The Government in Wales specifically states that it intends to partner with Health Education and Improvement Wales (HEIW), Digital Health and Care Wales (DHCW), Intensive Learning Academies Wales (ILA), Social Care Wales, and the Wales Institute of Digital Information (WIDI) to develop digital skills across the nation through development programmes for future talent. In addition a programme of broad-based digital skills training, which can be tailored to employees’ individual needs will also be implemented. 

A new digital health and social care apprenticeship will also be supported, bringing through digital, cyber and data talent from higher educational establishments, and which, it is hoped, will attract even more new talent to the sector.
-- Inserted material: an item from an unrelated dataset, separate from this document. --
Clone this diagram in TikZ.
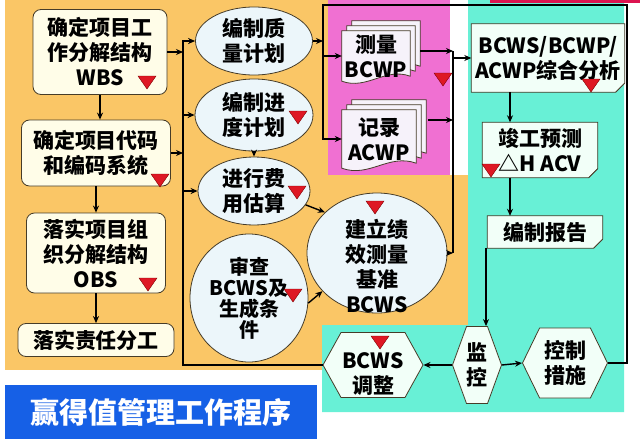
\documentclass[tikz,border=0pt]{standalone}
\usepackage{fontspec}
\setmainfont{Noto Sans CJK SC}
\usetikzlibrary{shapes.geometric,shapes.symbols,arrows.meta}
\pgfdeclarelayer{back}\pgfdeclarelayer{mid}\pgfsetlayers{back,mid,main}
\definecolor{orangebg}{RGB}{250,198,102}
\definecolor{pinkbg}{RGB}{240,112,210}
\definecolor{cyanbg}{RGB}{104,240,214}
\definecolor{crimson}{RGB}{220,20,80}
\definecolor{cream}{RGB}{255,253,232}
\definecolor{pale}{RGB}{236,246,250}
\definecolor{sheet}{RGB}{246,242,250}
\definecolor{mint}{RGB}{242,255,248}
\definecolor{titleblue}{RGB}{22,96,230}
\definecolor{flagred}{RGB}{222,24,36}
\definecolor{edge}{RGB}{70,60,40}
\tikzset{
  txt/.style={font=\bfseries\fontsize{21}{25}\selectfont, align=center, inner sep=0pt},
  lbox/.style={txt, draw=edge, fill=cream, rounded corners=8pt, line width=0.8pt},
  oval/.style={txt, ellipse, draw=edge, fill=pale, line width=0.8pt},
  hexa/.style={txt, signal, signal to=east and west, draw=edge, fill=mint, line width=0.8pt},
  flow/.style={line width=1.4pt},
  arr/.style={flow, -{Stealth[length=7pt,width=6pt]}},
  flag/.style={fill=flagred, draw=red!50!black, line width=0.4pt},
}
\newcommand\docstack[1]{\foreach \d in {10,5,0}
  \filldraw[fill=sheet, draw=edge, line width=0.8pt] ([shift={(\d,-\d)}]#1.north west) -- ([shift={(\d,-\d)}]#1.north east)
    -- ([shift={(\d,-\d-5)}]#1.south east) to[out=160,in=-20] ([shift={(\d,-\d)}]#1.south west) -- cycle;}
\newcommand\notebox[1]{\filldraw[fill=mint, draw=edge, line width=0.8pt] (#1.north west) -- (#1.north east)
    -- ([yshift=9pt]#1.south east) -- ([xshift=-9pt]#1.south east) -- (#1.south west) -- cycle;
  \filldraw[fill=mint!70!gray, draw=edge, line width=0.6pt] ([yshift=9pt]#1.south east) -- ([xshift=-6pt,yshift=3pt]#1.south east) -- ([xshift=-9pt]#1.south east);}
\begin{document}
\begin{tikzpicture}[x=1pt, y=-1pt]
\useasboundingbox (0,0) rectangle (640,439);
\begin{pgfonlayer}{back}
\fill[white] (0,0) rectangle (640,439);
\fill[orangebg] (5,0) rectangle (470,370);
\fill[pinkbg] (328,0) rectangle (450,175);
\fill[white] (450,0) rectangle (468,175);
\fill[cyanbg] (468,0) rectangle (624,412) (322,325) rectangle (624,412);
\fill[crimson] (490,0) rectangle (640,3);
\end{pgfonlayer}

\node[lbox, minimum width=134pt, minimum height=85pt] (wbs) at (100,52) {确定项目工\\作分解结构\\WBS};
\node[lbox, minimum width=149pt, minimum height=66pt] (code) at (96,153) {确定项目代码\\和编码系统};
\node[lbox, minimum width=139pt, minimum height=80pt] (obs) at (96,253) {落实项目组\\织分解结构\\OBS};
\node[lbox, minimum width=156pt, minimum height=33pt] (duty) at (96,340) {落实责任分工};

\node[oval, minimum width=117pt, minimum height=68pt] (qual) at (254,41) {编制质\\量计划};
\node[oval, minimum width=118pt, minimum height=72pt] (sched) at (254,115) {编制进\\度计划};
\node[oval, minimum width=112pt, minimum height=68pt] (cost) at (254,191) {进行费\\用估算};
\node[oval, minimum width=118pt, minimum height=128pt, font=\bfseries\fontsize{20}{21}\selectfont] (rev) at (249,298) {审查\\BCWS及\\生成条\\件};
\node[oval, minimum width=140pt, minimum height=120pt] (base) at (377,253) {};
\node[txt] (baseTxt) at (377,266) {建立绩\\效测量\\基准\\BCWS};

\node[txt, minimum width=68pt, minimum height=50pt] (meas) at (376,56) {测量\\BCWP};
\node[txt, minimum width=74pt, minimum height=58pt] (rec) at (379,139) {记录\\ACWP};

\node[txt, minimum width=153pt, minimum height=68pt] (ana) at (548,58) {BCWS/BCWP/\\ACWP综合分析};
\node[txt, minimum width=115pt, minimum height=55pt] (pred) at (540,150) {竣工预测\\△H ACV};
\node[txt, minimum width=115pt, minimum height=32pt] (rep) at (545,232) {编制报告};

\node[hexa, minimum width=100pt, minimum height=65pt, signal pointer angle=122] (adj) at (373,365) {};
\node[txt] (adjTxt) at (373,374) {BCWS\\调整};
\node[hexa, minimum width=40pt, minimum height=77pt, signal pointer angle=140] (mon) at (477,365) {监\\控};
\node[hexa, minimum width=85pt, minimum height=70pt, signal pointer angle=128] (ctrl) at (565,363) {控制\\措施};

\node[fill=titleblue, text=white, minimum width=312pt, minimum height=54pt, inner sep=0pt, font=\bfseries\fontsize{29}{29}\selectfont] (title) at (161,412) {赢得值管理工作程序};

\coordinate (lc) at (183,40);
\coordinate (fbL) at (323,5);
\coordinate (fbR) at (627,5);
\coordinate (rc) at (453,51);
\coordinate (midx) at (510,0);
\coordinate (repx) at (486,0);
\coordinate (recOut) at ([shift={(12,-19)}]rec.east);

\draw[flow] (adj.west) -| (lc);
\foreach \n in {qual,sched,cost} \draw[arr] (\n.west -| lc) -- (\n.west);
\foreach \n in {wbs,code} \draw[arr] (\n.east) -- (\n.east -| lc);
\draw[arr] (wbs.south) -- (wbs.south |- code.north);
\draw[arr, line width=2pt] (code.south) -- (code.south |- obs.north);
\draw[arr] (obs.south) -- (obs.south |- duty.north);
\draw[arr] (sched.south) -- (cost.north);
\draw[arr] (cost.-15) -- (base.142);
\draw[arr] (rev.-5) -- (base.215);

\draw[flow] (rc) -- (base.east -| rc);
\draw[arr] (base.east) -- (base.east -| rc);
\draw[arr] ([shift={(10,-5)}]meas.east) -- (rc);
\draw[arr] (recOut) -- (recOut -| rc);
\draw[arr] (ana.west -| rc) -- (ana.west);

\draw[arr] (ctrl.east) -| (fbR) -- (fbL) |- (rec.west);
\draw[arr] (meas.west -| fbL) -- (meas.west);
\draw[arr] (qual.east) -- (qual.east -| fbL);

\draw[arr] (ana.south -| midx) -- (pred.north -| midx);
\draw[arr] (pred.south -| midx) -- (rep.north -| midx);
\draw[arr] (rep.south -| repx) -- (mon.north -| repx);
\draw[arr] (mon.west) -- (adj.east);
\draw[arr] (mon.east) -- (ctrl.west);

\begin{pgfonlayer}{mid}
\docstack{meas}
\docstack{rec}
\notebox{ana}
\notebox{pred}
\notebox{rep}
\end{pgfonlayer}

\foreach \x/\y in {147/82, 160/180, 148/284, 298/117, 297/192, 293/295, 375/207, 443/79, 591/85, 491/170, 380/342}
  \filldraw[flag] ({\x-9},{\y-6}) -- ({\x+9},{\y-6}) -- (\x,{\y+7}) -- cycle;
\end{tikzpicture}
\end{document}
Mandatory training and refresher courses in information governance training and cyber security awareness skills will also be implemented to support ‘Better health and social care outcomes through faster and more effective digital services’, and clinical staff will be upskilled in clinical skills training, eLearning, professional competencies and service improvements. 

The future

These proposals, while laudable, commendable and vital in today’s digital landscape will, however, require not only effort and resources, but also the training capabilities and the staffing levels in order to achieve them. Currently the population of Wales stands at 3,107,500. There are over 105,000 staff working in the NHS in Wales, including 84,134 working within social care. Scotland has a population of 5,479,900, with 182,000 staff working for the NHS there, 134,640 of them specialising in social care. This all means that a lot of training will need to take place – some talent will need to be recruited and some of it will be from outside providers. The requirements for training this number of staff will clearly present opportunities for digital, data and cyber specialists from not only within Scotland and the Principality but also from around the UK, and perhaps even beyond. The potential for Wales and Scotland to become the Data, Digital and Technology training hubs of the UK, providing essential services for the future of the NHS there, is huge.